Humans are intelligent social creatures, but our society is far more complex than we evolved to cope with. For example, clock-time is a complicated construct. Without clocks you rely on your senses. You go to bed at night, you’re active when it’s light. There’s a natural logic. By contrast, there’s no inherent logic to your 9am start. Instead, the social construct of time helps your employer to organise business hours. These business hours aren’t natural. The time “9am” means nothing to your body, the same way your employment contract feels artificial and empty.

time on hands by Just Lacey on Flickr
Just Lacey on Flickr

When you’re employed, you’re provided for by a corporate family. Unlike being kept safe by family, based on relational ties and joint interests, the corporation accepts you conditionally on the profitability you can provide. Some organisations try to build relationships, but capitalism is wired on individualism, so they’re the exception, not the rule.

Performance-based survival is intensely difficult for some people.

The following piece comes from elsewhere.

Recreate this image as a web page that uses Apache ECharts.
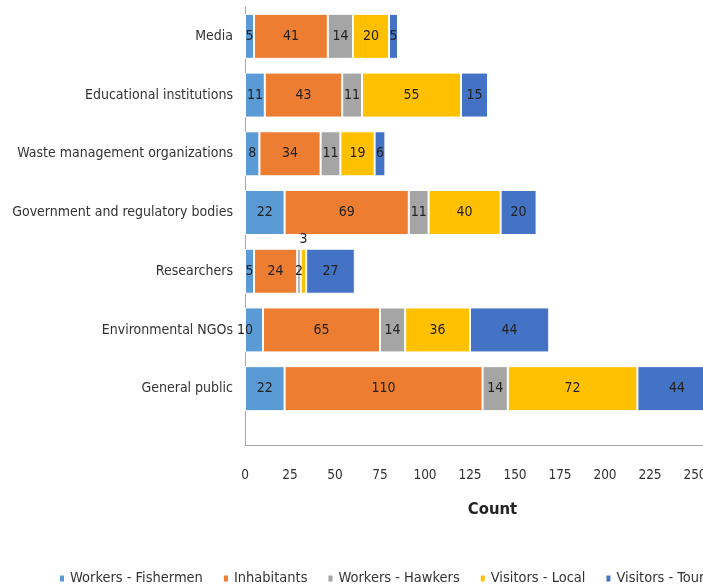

If you struggle to connect to employers in this artificial world, your job will never feel secure or safe. No matter how posh the job is, as long as it’s conditional on capitalism, your brain feels like a hostage. Individualistic capitalism is not what our bodies are wired for.

why work money smbc

Instead, we’re wired to connect, to share our resources, and care for each-other. We’re wired for “human says maybe”, not “Computer says no”. We’re a species built for socialising, it’s why we’re so absurdly intelligent. Like dolphins, chimps and elephants, we need our brains because we survive only through our bonds with other people. It’s why giving to charity makes us feel richer and why studies show fairness is more important than money. It’s even been shown that loneliness is a strong predictor for dying early. Without someone to care, a human is a very vulnerable creature. Nightmares about dying alone and no-one finding us for weeks actually come from a primal basic fear. We’re not designed to live or die on our own. We’re not even designed to live with just a nuclear family around us.  We’re meant to be part of a tribe and a community. It’s not just snobbishness to be afraid of unfriendly Londoners; it’s animal instinct.


Thinking of ourselves as part of a huge tribe is hard when we’re faced with a capitalist world. Capitalism fractures our communities and splits our interests. Instead of buying food from a neighbour, we buy it from the faceless entity who employs our neighbour. The power to support each-other is taken out of our hands through our money and spending behaviours. When we have no choice but to buy through corporations, we give them all the symbolic power of our money. They then get to decide who is worthy of employment, and who’s safety matters.

Instead of a person, who would support other people through altruism or personal connection, there is a company, who supports others in order to increase itself and it’s own power.


This economic hostage-taking of capitalism is hard to spot when it’s all you’ve ever known. It’s hard to escape when there’s almost no independent shops left, and if we start to think globally, it looks like the game might be lost. On paper, the corporations own your life and mine. But it’s not too late to fight back. We can try to support smaller companies where possible. We can position ourselves against global capitalism, which exploits our global population for the interests of a criminal few, and try to foster power in our communities instead.

So this week, remember you are more than a cog in a machine. Make time to value your friends, to try and build your community. Ultimately, we need each other more than anything.

In the face of an inhumane system, do your best to remain human.